## [TASK PROMPT]
Output the material beneath this task exactly, images excluded.
--- start of AVAILABLE DATA ---
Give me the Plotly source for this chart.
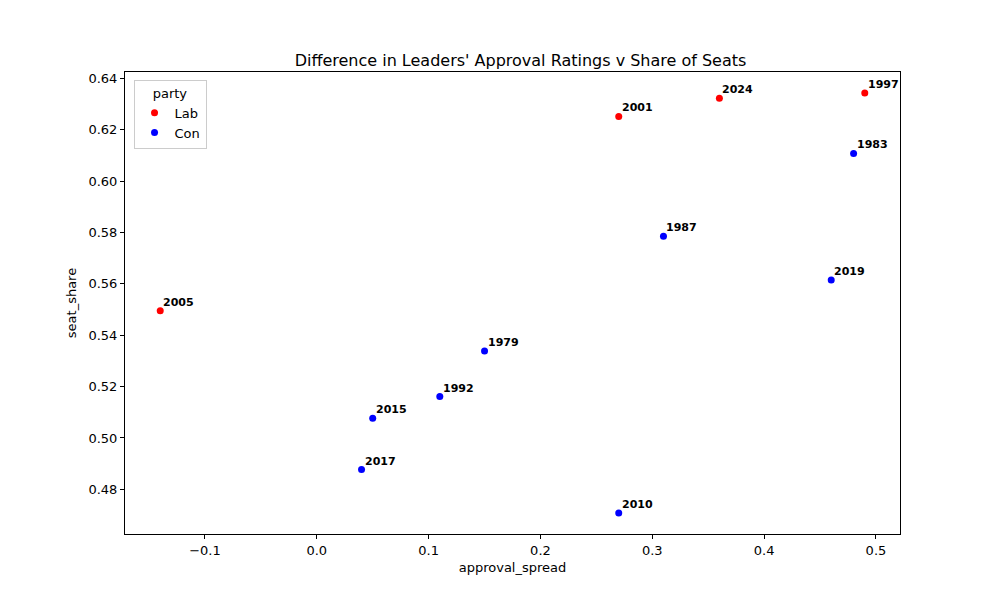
import plotly.graph_objects as go

years = ["1997", "2001", "2024", "2005", "1983", "1987", "2019", "1979", "1992", "2015", "2017", "2010"]
party = ["Lab", "Lab", "Lab", "Lab", "Con", "Con", "Con", "Con", "Con", "Con", "Con", "Con"]
approval_spread = [0.49, 0.27, 0.36, -0.14, 0.48, 0.31, 0.46, 0.15, 0.11, 0.05, 0.04, 0.27]
seat_share = [0.6343, 0.6252, 0.6323, 0.5495, 0.6108, 0.5785, 0.5615, 0.5339, 0.5161, 0.5077, 0.4877, 0.4708]

colors = {"Lab": "red", "Con": "blue"}
FONT = "DejaVu Sans"

fig = go.Figure()
for p in ["Lab", "Con"]:
    xs = [x for x, pp in zip(approval_spread, party) if pp == p]
    ys = [y for y, pp in zip(seat_share, party) if pp == p]
    fig.add_trace(go.Scatter(x=xs, y=ys, mode="markers", name=p,
                             marker=dict(color=colors[p], size=7, line=dict(width=0))))

for x, y, t in zip(approval_spread, seat_share, years):
    fig.add_annotation(x=x, y=y, text=t, showarrow=False, xanchor="left", yanchor="bottom",
                       xshift=1, yshift=0,
                       font=dict(family=FONT, size=11, color="black", weight="bold"))

fig.update_layout(
    width=1000, height=600,
    paper_bgcolor="white", plot_bgcolor="white",
    margin=dict(l=117, r=108, t=64, b=74),
    font=dict(family=FONT, size=13, color="black"),
    title=dict(text="Difference in Leaders' Approval Ratings v Share of Seats",
               x=0.5125, xanchor="center", yref="paper", y=1, yanchor="bottom",
               pad=dict(b=6), font=dict(size=16, family=FONT, color="black")),
    legend=dict(title=dict(text="party", side="top center", font=dict(size=13)),
                x=0.011, y=0.983, xanchor="left", yanchor="top",
                bordercolor="#cccccc", borderwidth=1, bgcolor="white",
                font=dict(size=13), itemwidth=30),
    showlegend=True,
)
fig.update_xaxes(range=[-0.1715, 0.5215], tickvals=[-0.1, 0.0, 0.1, 0.2, 0.3, 0.4, 0.5],
                 tickformat=".1f", showgrid=False, zeroline=False,
                 showline=True, linecolor="black", linewidth=1, mirror=True,
                 ticks="outside", ticklen=4, tickcolor="black",
                 title=dict(text="approval_spread", standoff=6, font=dict(size=13)))
fig.update_yaxes(range=[0.4626, 0.6425], tickvals=[0.48, 0.50, 0.52, 0.54, 0.56, 0.58, 0.60, 0.62, 0.64],
                 tickformat=".2f", showgrid=False, zeroline=False,
                 showline=True, linecolor="black", linewidth=1, mirror=True,
                 ticks="outside", ticklen=4, tickcolor="black",
                 title=dict(text="seat_share", standoff=8, font=dict(size=13)))

fig.write_html("out.html")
--- end of AVAILABLE DATA ---
## [CORRECT OUTPUT]
Give me the Plotly source for this chart.
import plotly.graph_objects as go

years = ["1997", "2001", "2024", "2005", "1983", "1987", "2019", "1979", "1992", "2015", "2017", "2010"]
party = ["Lab", "Lab", "Lab", "Lab", "Con", "Con", "Con", "Con", "Con", "Con", "Con", "Con"]
approval_spread = [0.49, 0.27, 0.36, -0.14, 0.48, 0.31, 0.46, 0.15, 0.11, 0.05, 0.04, 0.27]
seat_share = [0.6343, 0.6252, 0.6323, 0.5495, 0.6108, 0.5785, 0.5615, 0.5339, 0.5161, 0.5077, 0.4877, 0.4708]

colors = {"Lab": "red", "Con": "blue"}
FONT = "DejaVu Sans"

fig = go.Figure()
for p in ["Lab", "Con"]:
    xs = [x for x, pp in zip(approval_spread, party) if pp == p]
    ys = [y for y, pp in zip(seat_share, party) if pp == p]
    fig.add_trace(go.Scatter(x=xs, y=ys, mode="markers", name=p,
                             marker=dict(color=colors[p], size=7, line=dict(width=0))))

for x, y, t in zip(approval_spread, seat_share, years):
    fig.add_annotation(x=x, y=y, text=t, showarrow=False, xanchor="left", yanchor="bottom",
                       xshift=1, yshift=0,
                       font=dict(family=FONT, size=11, color="black", weight="bold"))

fig.update_layout(
    width=1000, height=600,
    paper_bgcolor="white", plot_bgcolor="white",
    margin=dict(l=117, r=108, t=64, b=74),
    font=dict(family=FONT, size=13, color="black"),
    title=dict(text="Difference in Leaders' Approval Ratings v Share of Seats",
               x=0.5125, xanchor="center", yref="paper", y=1, yanchor="bottom",
               pad=dict(b=6), font=dict(size=16, family=FONT, color="black")),
    legend=dict(title=dict(text="party", side="top center", font=dict(size=13)),
                x=0.011, y=0.983, xanchor="left", yanchor="top",
                bordercolor="#cccccc", borderwidth=1, bgcolor="white",
                font=dict(size=13), itemwidth=30),
    showlegend=True,
)
fig.update_xaxes(range=[-0.1715, 0.5215], tickvals=[-0.1, 0.0, 0.1, 0.2, 0.3, 0.4, 0.5],
                 tickformat=".1f", showgrid=False, zeroline=False,
                 showline=True, linecolor="black", linewidth=1, mirror=True,
                 ticks="outside", ticklen=4, tickcolor="black",
                 title=dict(text="approval_spread", standoff=6, font=dict(size=13)))
fig.update_yaxes(range=[0.4626, 0.6425], tickvals=[0.48, 0.50, 0.52, 0.54, 0.56, 0.58, 0.60, 0.62, 0.64],
                 tickformat=".2f", showgrid=False, zeroline=False,
                 showline=True, linecolor="black", linewidth=1, mirror=True,
                 ticks="outside", ticklen=4, tickcolor="black",
                 title=dict(text="seat_share", standoff=8, font=dict(size=13)))

fig.write_html("out.html")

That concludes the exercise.